Hi my name is terrie an im brand new at all of this. i just started wilton class my teacher did tell us that thier was someone on this site whom had a wonderful marshmellow fondant yesterday. i just want to find a new hobbie, life, or friends! iI have been in a neck an partial body brace for a year now. i lifted to much weight at work as a retail mgr an my disc went toward my spinal cord causing almost quadrapalgic. my neuro sergeon worked miracles an mybe with good mixer i can do what I like an everyones suggestions from the pro's like yourself.
do i add powdered sugar along with the marshmallows to melt and if so how much ?
i've never used fondant before & was wanting to try it....are the pre-made boxes any good that you just add water & roll or should I try using a home made recipe.....
this is my question to all cake artists. If the foundant dries out so easy and fast how does it do on the cake when the customer gets it , also can you refrigerate it or cover the cake & how for in advance can you make the cake ? I have never tried covering a cake with fondant on it (except I did a little character on top of a cake and that dried out) I'm new to the whole cake world BUT LOVING IT so far ! PLEASE I need all the suggestions I can get THANK YOU IN ADVANCE FOR YOUR HELP
koockycookie I have found the when you cover a cake with fondant the cake and the buttercream underneath keep the fondant soft. I have made a cake a day in advance and it still is great. I'm not sure about refridgeration because I don't refridgerate mine. Hope this helps :)
koockcookie, don't refrigerate when using fondant, it perspires and then you have a gooey mess. I find the fondant actually helps keep the cake moist. I have had brides tell me that they froze the top of their cake (fondant covered) and froze the accompaning cakes (buttercream covered) and the fondant covered was more moist and held it's flavor. Happy Baking!
I can't wait to try this!!! I hate covering cakes with store bought fondant, because it doesn't taste good and I'm hoping that this will change my mind! :-)
i used this on a 4 tier wedding cake,i loved it!! the taste,texture, and the ease of use, it does take some upper arm muscles to get it to the right consistancy, but it is totally worth the work, it was a hit!!
I store mine in the refrigerator and have never had it perspire. I coat it lightly with shortening, wrap it tightly in saran wrap and then put it in a zip log bad.
Why is this in the Sugar free area?
How much does this make?
I have used MMF for years, and have always refrigerated my fondant covered cakes. They never sweat (but, it could have something to do with your humidity). Only thing that occurred once, is when it was being displayed on a wet, humid day. It got shiny. I STORE mine double wrapped (plastic and ziplock) in dark cool cuboard. I'v had it last for months. Also, a cake once covered, I have kept in refrigerator for up to 5 days and it was still great. MMF works like a fantastic sealer.

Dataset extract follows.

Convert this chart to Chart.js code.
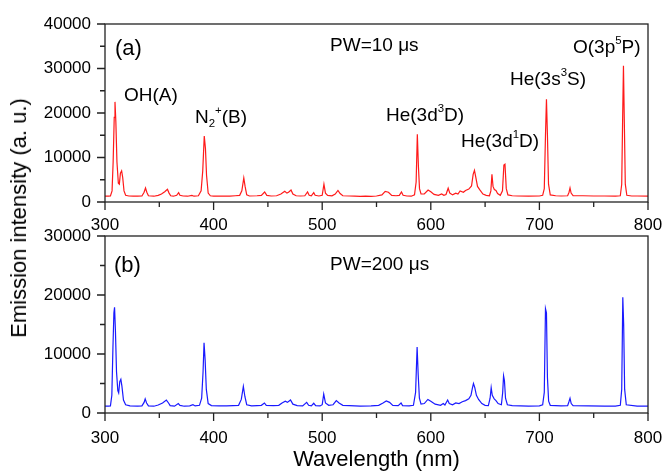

I also would like to know why this is in the sugarfree area...
I have a question for you guys and hope someone could answer me: I covered a hand-bag cut out cake with MMF and it turned out to be 'rubber like' cover - PLEASE help me to get this right. It could be that I used MMF as soon as I made it - should I have kept it one day or two prior to use it on the cake? PLEASE HELP... Many thanks
PS. I did not use shortening when I melt MM - but I used shortening on mt hands when kneading MMF.... Please tell me what I did I do wrong????
works every time...very easy and very reliable!!! thank you for sharing :)
The shortening is just for your hands to knead INTO the fondant.....you may have overlooked your marshmallows....and you are supposed to let your fondant rest overnight before using...especially of covering a cake but I really don't think that wipuld make it rubbery.....try try again!!!